Lo peor es que en todo ello a menudo puede más el mostrar, o demostrar, que somos geniales en lo que hacemos, que vivimos una vida llena de planes y que estamos a la última en tendencias, que el ser fieles a la realidad. Pues lo que se publica, más a menudo de lo que pensamos, es pura ficción. Y ese es otro cantar.
Otro cantar que también tiene su palabro: Snapchat dysmorphia. Aunque toma su nombre de esta aplicación no se reduce exclusivamente a ella, al contrario, tiene su culmen en otras mucho más usadas, especialmente por la gente más joven. Y no lo digo yo, lo dicen investigadores de la Universidad de Boston, quienes afirman que los filtros para selfies están distorsionando cada vez más la final línea que separa realidad de fantasía.
Hombres y mujeres que tunean sus rostros para hacerlos más jóvenes, más estilizados, más bellos se supone. Y es que la tentación es constante porque hay algunos que consiguen resultados increíbles. Sí, reconozco que algunos he probado, y la diferencia entre la Elena que soy y la que podría ser tras un filtros es significativa. Qué digo significativa, es abismal. Y eso que una se cuida un montón, por dentro y por fuera, que ya no somos niñas…

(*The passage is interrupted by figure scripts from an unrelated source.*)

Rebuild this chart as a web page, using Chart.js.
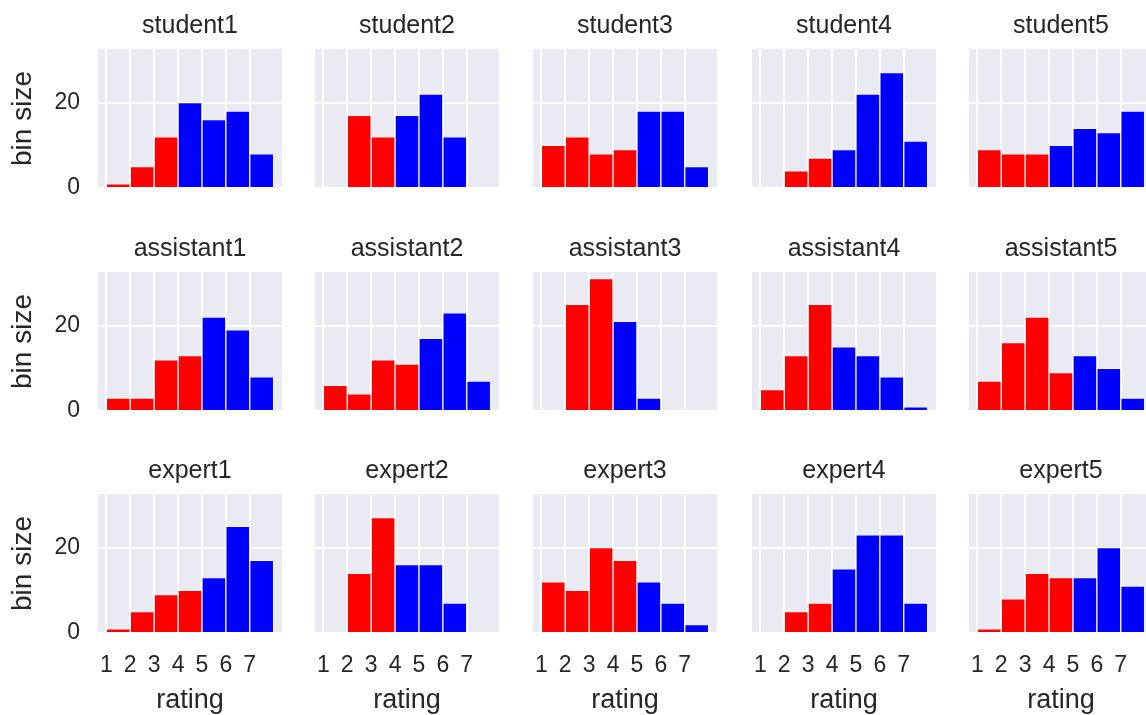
<!DOCTYPE html>
<html>
<head>
<meta charset="utf-8">
<script src="https://cdn.jsdelivr.net/npm/chart.js@4"></script>
<style>
  html, body { margin: 0; padding: 0; background: #fff; overflow: hidden; }
  #grid { position: relative; width: 1146px; height: 715px; overflow: hidden; }
  #grid canvas { position: absolute; }
</style>
</head>
<body>
<div id="grid"></div>
<script>
// histogram bins: [1,2), [2,3), ... [7,8]
const binStarts = [1, 2, 3, 4, 5, 6, 7];
const xTicks = [1, 2, 3, 4, 5, 6, 7];
const yTicks = [0, 20];

const raters = [
  "student1", "student2", "student3", "student4", "student5",
  "assistant1", "assistant2", "assistant3", "assistant4", "assistant5",
  "expert1", "expert2", "expert3", "expert4", "expert5",
];

const student1 = [1, 5, 12, 20, 16, 18, 8];
const student2 = [0, 17, 12, 17, 22, 12, 0];
const student3 = [10, 12, 8, 9, 18, 18, 5];
const student4 = [0, 4, 7, 9, 22, 27, 11];
const student5 = [9, 8, 8, 10, 14, 13, 18];
const assistant1 = [3, 3, 12, 13, 22, 19, 8];
const assistant2 = [6, 4, 12, 11, 17, 23, 7];
const assistant3 = [0, 25, 31, 21, 3, 0, 0];
const assistant4 = [5, 13, 25, 15, 13, 8, 1];
const assistant5 = [7, 16, 22, 9, 13, 10, 3];
const expert1 = [1, 5, 9, 10, 13, 25, 17];
const expert2 = [0, 14, 27, 16, 16, 7, 0];
const expert3 = [12, 10, 20, 17, 12, 7, 2];
const expert4 = [0, 5, 7, 15, 23, 23, 7];
const expert5 = [1, 8, 14, 13, 13, 20, 11];

const counts = [
  student1, student2, student3, student4, student5,
  assistant1, assistant2, assistant3, assistant4, assistant5,
  expert1, expert2, expert3, expert4, expert5,
];

// bins starting below this rating are drawn red, the rest blue
const lowBelow = [4, 4, 5, 4, 4, 5, 5, 4, 4, 5, 5, 4, 5, 4, 5];

const RED = "#ff0000";
const BLUE = "#0000ff";
const TEXT = "#262626";

// layout of the 3x5 grid (plot areas)
const colLeft = [98, 315, 533, 752, 969];
const rowTop = [49, 272, 494];
const plotW = 184;
const plotH = 139;
const titleH = 49;

Chart.defaults.font.family = "'Liberation Sans', Arial, sans-serif";
Chart.defaults.color = TEXT;

const plotBg = {
  id: "plotBg",
  beforeDraw(chart) {
    const { ctx, chartArea: a } = chart;
    ctx.save();
    ctx.fillStyle = "#eaeaf2";
    ctx.fillRect(a.left, a.top, a.right - a.left, a.bottom - a.top);
    ctx.restore();
  },
};

function makePanel(i) {
  const row = Math.floor(i / 5);
  const col = i % 5;
  const first = col === 0;
  const last = row === 2;
  // margins leave room for the label overflow Chart.js reserves
  const left = first ? 98 : 40;
  const bottom = last ? 90 : 40;

  const canvas = document.createElement("canvas");
  canvas.width = left + plotW + 2;
  canvas.height = titleH + plotH + bottom;
  canvas.style.left = colLeft[col] - left + "px";
  canvas.style.top = rowTop[row] - titleH + "px";
  document.getElementById("grid").appendChild(canvas);

  const data = counts[i];
  new Chart(canvas, {
    type: "bar",
    data: {
      datasets: [
        {
          data: binStarts.map((b, k) => ({ x: b + 0.5, y: data[k] })),
          backgroundColor: binStarts.map((b) => (b < lowBelow[i] ? RED : BLUE)),
          borderColor: "rgba(255,255,255,0.55)",
          borderWidth: 1,
          barPercentage: 1,
          categoryPercentage: 1,
        },
      ],
    },
    options: {
      responsive: false,
      animation: false,
      devicePixelRatio: 1,
      layout: { padding: { left: 0, right: 2, top: 0, bottom: 0 } },
      plugins: { legend: { display: false }, tooltip: { enabled: false } },
      scales: {
        x: {
          type: "linear",
          min: 0.65,
          max: 8.35,
          offset: false,
          afterBuildTicks: (s) => { s.ticks = xTicks.map((v) => ({ value: v })); },
          afterFit: (s) => { s.height = bottom; },
          grid: { color: "#ffffff", lineWidth: 2, drawTicks: false, offset: false },
          border: { display: false },
          ticks: { display: last, padding: 19, font: { size: 23 }, color: TEXT },
          title: { display: last, text: "rating", font: { size: 27 }, color: TEXT, padding: { top: 0, bottom: 6 } },
        },
        x2: {
          type: "linear",
          position: "top",
          afterFit: (s) => { s.height = titleH; },
          grid: { display: false, drawTicks: false },
          border: { display: false },
          ticks: { display: false },
          title: { display: true, text: raters[i], font: { size: 25 }, color: TEXT, padding: { top: 11, bottom: 0 } },
        },
        y: {
          min: 0,
          max: 32.55,
          afterBuildTicks: (s) => { s.ticks = yTicks.map((v) => ({ value: v })); },
          afterFit: (s) => { s.width = left; },
          grid: { color: "#ffffff", lineWidth: 2, drawTicks: false },
          border: { display: false },
          ticks: { display: first, padding: 18, font: { size: 23 }, color: TEXT },
          title: { display: first, text: "bin size", font: { size: 28 }, color: TEXT, padding: { top: 6, bottom: 0 } },
        },
      },
    },
    plugins: [plotBg],
  });
}

raters.forEach((_, i) => makePanel(i));
</script>
</body>
</html>
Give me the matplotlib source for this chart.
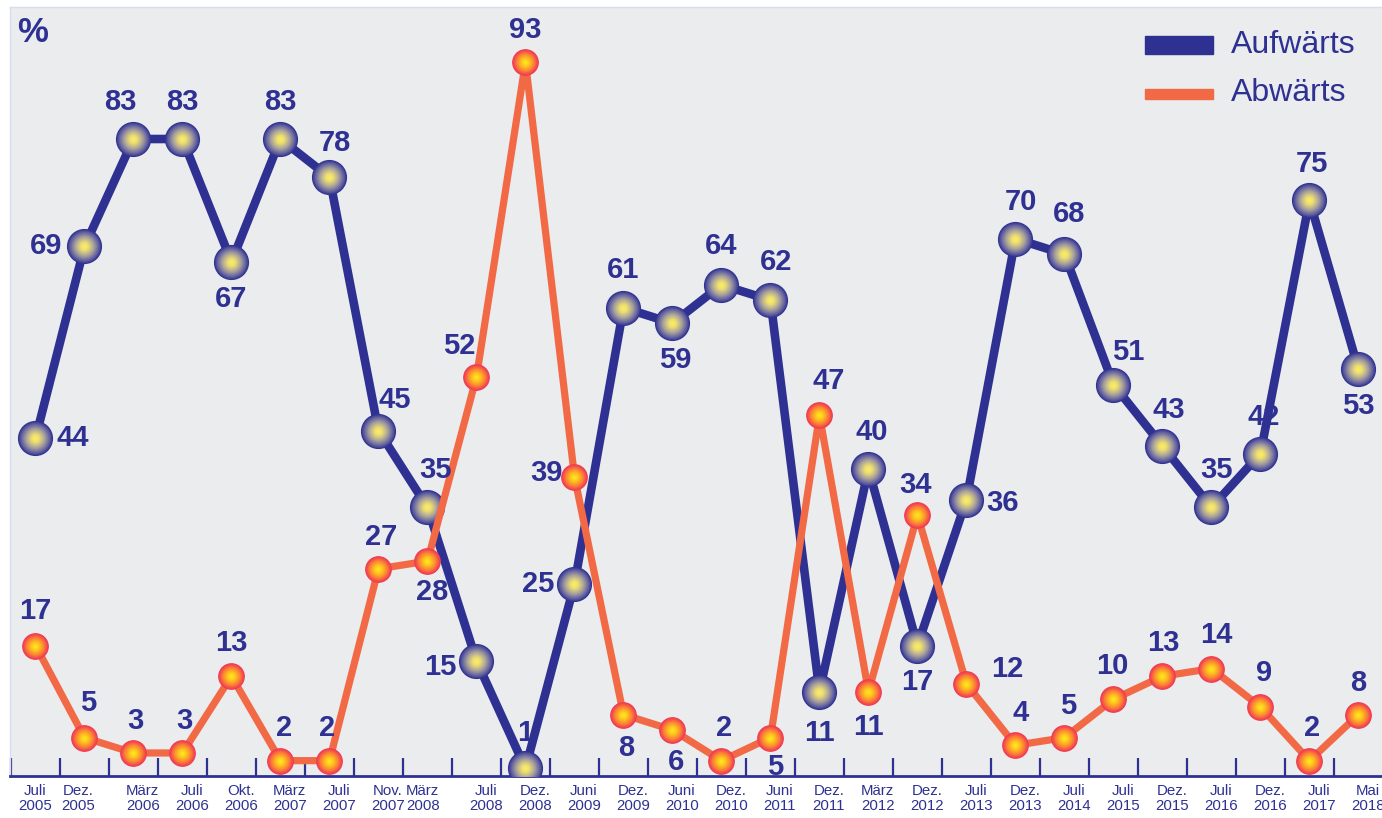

Y es precisamente a esas, a las niñas, a las que más daño puede hacer. Adolescentes que se obsesionan por aparecer siempre perfectas, más cerca de un dibujo animado que de una persona real, hasta disparar su estrés y su infelicidad debido a su aspecto. Tanto que empieza a ser común recurrir a cirujanos plásticos que con unos retoques les acerquen a esa belleza imaginaria que es su selfie. Una locura.
La tecnología y sus avances ofrece miles de posibilidades increíbles que hacen de este mundo un lugar mejor, y las redes sociales también contribuyen en alguna medida a ello: conexión sin barreras, denuncia social, grupos con intereses comunes, apertura de mente, visibilidad a nuestros negocios, incluso visitar lugares recónditos. Todo a nuestro alcance al golpe de un clic. Pero antes de darle a la tecla pensemos bien qué objetivos tenemos, qué queremos conseguir y qué estamos dispuestos a dar a cambio, a veces incluso a qué estamos dispuestos a renunciar. Porque cuando se trata de nuestra imagen, no todo vale.
*** Elena Ceballos es senior Marketing y PR Manager en España y Latam en Dolby Laboratories.